[TASK DETAILS] Will you output all of the data below exactly, omitting the images?

[RAW DATA]
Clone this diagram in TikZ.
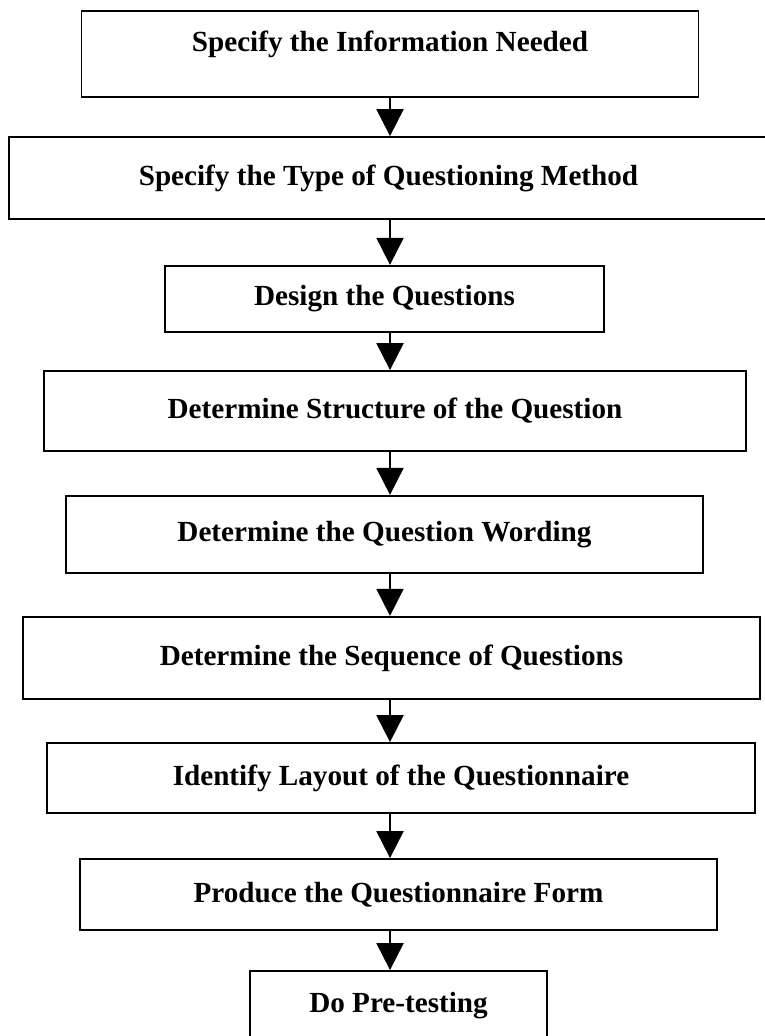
\documentclass[tikz,border=0pt]{standalone}
\usepackage{fontspec}
\setmainfont{Liberation Serif}
\usepackage{tikz}
\usetikzlibrary{arrows.meta}

\begin{document}
\begin{tikzpicture}[
  box/.style={draw, line width=1pt, inner sep=0pt, font=\fontsize{16.6}{20}\selectfont\bfseries},
  arr/.style={line width=1.1pt, -{Triangle[width=0.54cm, length=0.54cm]}}]
\useasboundingbox (0,0) rectangle (15.3,-20.72) ;
\coordinate (spine) at (7.8,0) ;
\node[box, minimum width=12.34cm, minimum height=1.72cm, text depth=0.5cm] (b1) at (7.80,-1.08) {Specify the Information Needed} ;
\node[box, minimum width=15.18cm, minimum height=1.64cm] (b2) at (7.77,-3.56) {Specify the Type of Questioning Method} ;
\node[box, minimum width=8.79cm, minimum height=1.33cm] (b3) at (7.69,-5.98) {Design the Questions} ;
\node[box, minimum width=14.03cm, minimum height=1.60cm] (b4) at (7.90,-8.22) {Determine Structure of the Question} ;
\node[box, minimum width=12.75cm, minimum height=1.55cm] (b5) at (7.69,-10.69) {Determine the Question Wording} ;
\node[box, minimum width=14.73cm, minimum height=1.65cm] (b6) at (7.83,-13.16) {Determine the Sequence of Questions} ;
\node[box, minimum width=14.15cm, minimum height=1.40cm] (b7) at (8.02,-15.56) {Identify Layout of the Questionnaire} ;
\node[box, minimum width=12.75cm, minimum height=1.42cm] (b8) at (7.97,-17.89) {Produce the Questionnaire Form} ;
\node[box, minimum width=5.95cm, minimum height=1.40cm] (b9) at (7.97,-20.12) {Do Pre-testing} ;
\foreach \a/\b in {b1/b2,b2/b3,b3/b4,b4/b5,b5/b6,b6/b7,b7/b8,b8/b9}
  \draw[arr] (\a.south -| spine) -- (\b.north -| spine) ;
\end{tikzpicture}
\end{document}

[THE ANSWER]
Clone this diagram in TikZ.
\documentclass[tikz,border=0pt]{standalone}
\usepackage{fontspec}
\setmainfont{Liberation Serif}
\usepackage{tikz}
\usetikzlibrary{arrows.meta}

\begin{document}
\begin{tikzpicture}[
  box/.style={draw, line width=1pt, inner sep=0pt, font=\fontsize{16.6}{20}\selectfont\bfseries},
  arr/.style={line width=1.1pt, -{Triangle[width=0.54cm, length=0.54cm]}}]
\useasboundingbox (0,0) rectangle (15.3,-20.72) ;
\coordinate (spine) at (7.8,0) ;
\node[box, minimum width=12.34cm, minimum height=1.72cm, text depth=0.5cm] (b1) at (7.80,-1.08) {Specify the Information Needed} ;
\node[box, minimum width=15.18cm, minimum height=1.64cm] (b2) at (7.77,-3.56) {Specify the Type of Questioning Method} ;
\node[box, minimum width=8.79cm, minimum height=1.33cm] (b3) at (7.69,-5.98) {Design the Questions} ;
\node[box, minimum width=14.03cm, minimum height=1.60cm] (b4) at (7.90,-8.22) {Determine Structure of the Question} ;
\node[box, minimum width=12.75cm, minimum height=1.55cm] (b5) at (7.69,-10.69) {Determine the Question Wording} ;
\node[box, minimum width=14.73cm, minimum height=1.65cm] (b6) at (7.83,-13.16) {Determine the Sequence of Questions} ;
\node[box, minimum width=14.15cm, minimum height=1.40cm] (b7) at (8.02,-15.56) {Identify Layout of the Questionnaire} ;
\node[box, minimum width=12.75cm, minimum height=1.42cm] (b8) at (7.97,-17.89) {Produce the Questionnaire Form} ;
\node[box, minimum width=5.95cm, minimum height=1.40cm] (b9) at (7.97,-20.12) {Do Pre-testing} ;
\foreach \a/\b in {b1/b2,b2/b3,b3/b4,b4/b5,b5/b6,b6/b7,b7/b8,b8/b9}
  \draw[arr] (\a.south -| spine) -- (\b.north -| spine) ;
\end{tikzpicture}
\end{document}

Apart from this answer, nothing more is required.